When I followed up with Marcia by phone, she told me she used to wonder if indeed something was wrong with her, if she was a “genetic mutation.” But she set that thought aside and continued to follow her passions. She remarried and her name changed and she was able to re-apply for a teaching job and was later nominated by her peers as “Teacher of the Year.” She continued to be involved in the Long Island chapter of the renamed “National Alliance for Optional Parenting” and is now very active in a Humanist organization in her home state of Florida.I’m smiling seeing the direction of [your] project. In 1974, I was one of those interviewed on a “60 Minutes” segment. I was the President of the Long Island Chapter of NON. I announced my decision not to have children.

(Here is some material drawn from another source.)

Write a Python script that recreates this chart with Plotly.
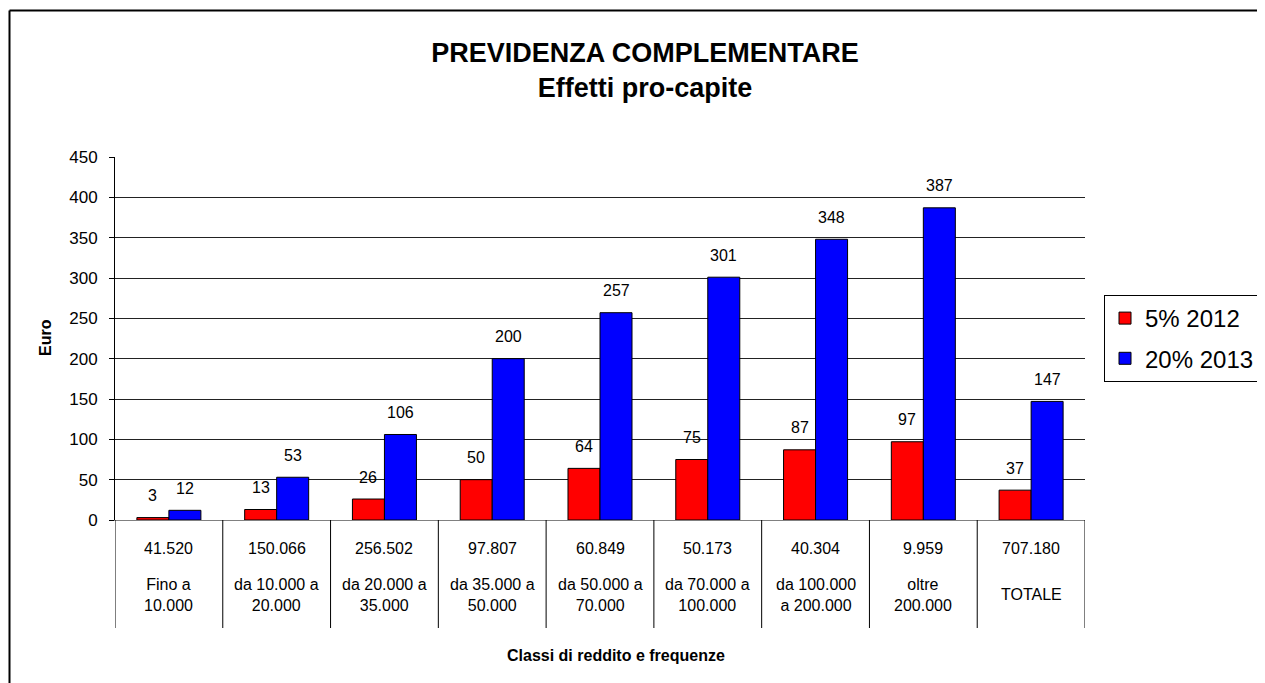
import plotly.graph_objects as go

# ---- data ----
frequenze = ["41.520", "150.066", "256.502", "97.807", "60.849", "50.173", "40.304", "9.959", "707.180"]
classi = ["Fino a<br>10.000", "da 10.000 a<br>20.000", "da 20.000 a<br>35.000", "da 35.000 a<br>50.000",
          "da 50.000 a<br>70.000", "da 70.000 a<br>100.000", "da 100.000<br>a 200.000", "oltre<br>200.000", "TOTALE"]
serie_2012 = [3, 13, 26, 50, 64, 75, 87, 97, 37]
serie_2013 = [12, 53, 106, 200, 257, 301, 348, 387, 147]
nome_2012 = "5% 2012"
nome_2013 = "20% 2013"
y_ticks = [0, 50, 100, 150, 200, 250, 300, 350, 400, 450]

FONT = "Liberation Sans, Arial, sans-serif"
OFF = 8  # page body margin
W, H = 1265 - 2 * OFF, 683 - OFF
PL, PR, PT, PB = 115, 1085, 157, 520  # plot area in screen pixels
L, R, T, B = PL - OFF, W - (PR - OFF), PT - OFF, H - (PB - OFF)
PH = PB - PT
PW = PR - PL

def py(pix):  # screen pixel y -> paper y
    return (PB - pix) / PH

def px(pix):  # screen pixel x -> paper x
    return (pix - PL) / PW

xs = list(range(len(frequenze)))

fig = go.Figure()
fig.add_trace(go.Bar(x=xs, y=serie_2012, name=nome_2012, legendgroup="a",
                     marker=dict(color="#FF0000", line=dict(color="#000000", width=1))))
fig.add_trace(go.Bar(x=xs, y=serie_2013, name=nome_2013, legendgroup="b",
                     marker=dict(color="#0000FF", line=dict(color="#000000", width=1))))

annotations = []
# data labels
bar_off = 16
for vals, sh in ((serie_2012, -bar_off), (serie_2013, bar_off)):
    for i, v in enumerate(vals):
        annotations.append(dict(x=i, y=v, xref="x", yref="y", text=str(v), showarrow=False,
                                xshift=sh, yshift=22, xanchor="center", yanchor="middle",
                                font=dict(family=FONT, size=16, color="#000")))
# table rows
for i in xs:
    annotations.append(dict(x=i, y=py(548), xref="x", yref="paper", text=frequenze[i],
                            showarrow=False, xanchor="center", yanchor="middle",
                            font=dict(family=FONT, size=16, color="#000")))
    annotations.append(dict(x=i, y=py(594.5), xref="x", yref="paper", text=classi[i],
                            showarrow=False, xanchor="center", yanchor="middle",
                            font=dict(family=FONT, size=16, color="#000")))
# axis titles
annotations.append(dict(x=px(616), y=py(655), xref="paper", yref="paper",
                        text="<b>Classi di reddito e frequenze</b>", showarrow=False,
                        xanchor="center", yanchor="middle",
                        font=dict(family=FONT, size=16, color="#000")))
annotations.append(dict(x=px(45), y=py(338), xref="paper", yref="paper",
                        text="<b>Euro</b>", showarrow=False, textangle=-90,
                        xanchor="center", yanchor="middle",
                        font=dict(family=FONT, size=16, color="#000")))

shapes = []
# table separators
for i in range(len(frequenze) + 1):
    shapes.append(dict(type="line", xref="x", yref="paper", x0=i - 0.5, x1=i - 0.5,
                       y0=0, y1=py(628), line=dict(color="#000", width=1)))
# outer frame (left and top edges; right/bottom lie outside the picture)
shapes.append(dict(type="line", xref="paper", yref="paper", x0=px(9.5), x1=px(9.5),
                   y0=py(700), y1=py(10.5), line=dict(color="#000", width=2)))
shapes.append(dict(type="line", xref="paper", yref="paper", x0=px(9.5), x1=px(1300),
                   y0=py(10.5), y1=py(10.5), line=dict(color="#000", width=2)))

fig.update_layout(
    width=W, height=H,
    margin=dict(l=L, r=R, t=T, b=B, pad=0, autoexpand=False),
    paper_bgcolor="white", plot_bgcolor="white",
    font=dict(family=FONT, color="#000"),
    title=dict(text="<b>PREVIDENZA COMPLEMENTARE<br>Effetti pro-capite</b>",
               xref="container", yref="container", x=(645 - OFF) / W, y=1 - (62 - OFF) / H,
               xanchor="center", yanchor="middle",
               font=dict(family=FONT, size=27, color="#000")),
    barmode="group", bargap=0.406, bargroupgap=0,
    showlegend=True,
    legend=dict(x=px(1104), y=py(338.5), xanchor="left", yanchor="middle",
                bordercolor="#000", borderwidth=1, bgcolor="white",
                font=dict(family=FONT, size=24, color="#000"),
                traceorder="grouped", tracegroupgap=6, entrywidth=190,
                itemclick=False),
    xaxis=dict(range=[-0.5, len(frequenze) - 0.5], showticklabels=False, ticks="",
               showgrid=False, zeroline=False, showline=True, linecolor="#808080", linewidth=1,
               fixedrange=True),
    yaxis=dict(range=[0, 450], tickvals=y_ticks, ticks="outside", ticklen=5, tickcolor="#000",
               showgrid=True, gridcolor="#222", gridwidth=1, zeroline=False,
               showline=True, linecolor="#000", linewidth=1,
               tickfont=dict(family=FONT, size=17, color="#000"), ticklabelstandoff=8,
               fixedrange=True),
    annotations=annotations, shapes=shapes,
)

fig.write_html("out.html")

The next day, I lost my job as a passionate teacher.
My life was threatened, as was the life of my dog. I faced angry pickets at a high school where I was asked to speak. All this, because I dared to say I chose not to parent.
In 1974, you kept that to yourself. I’m now 68. I’ve just finished a memoir. I’m excited that I finally feel I’m being recognized as a woman who made a choice right for me and who has a message about this important choice.
She admits she occasionally felt pangs of longing when she would witness what she calls “Kodak Moments”—those times when proud parents celebrate their children’s accomplishments or transitions at Bat or Bar Mitzvahs, but whenever she was asked “Do you wish you had kids?” her response is “No, thank you.”
Her plate is full: full of life, love, and the young women she has taught over the years whom she calls her “daughter-friends” who still call her up for advice. To Marcia, life remains “delicious.”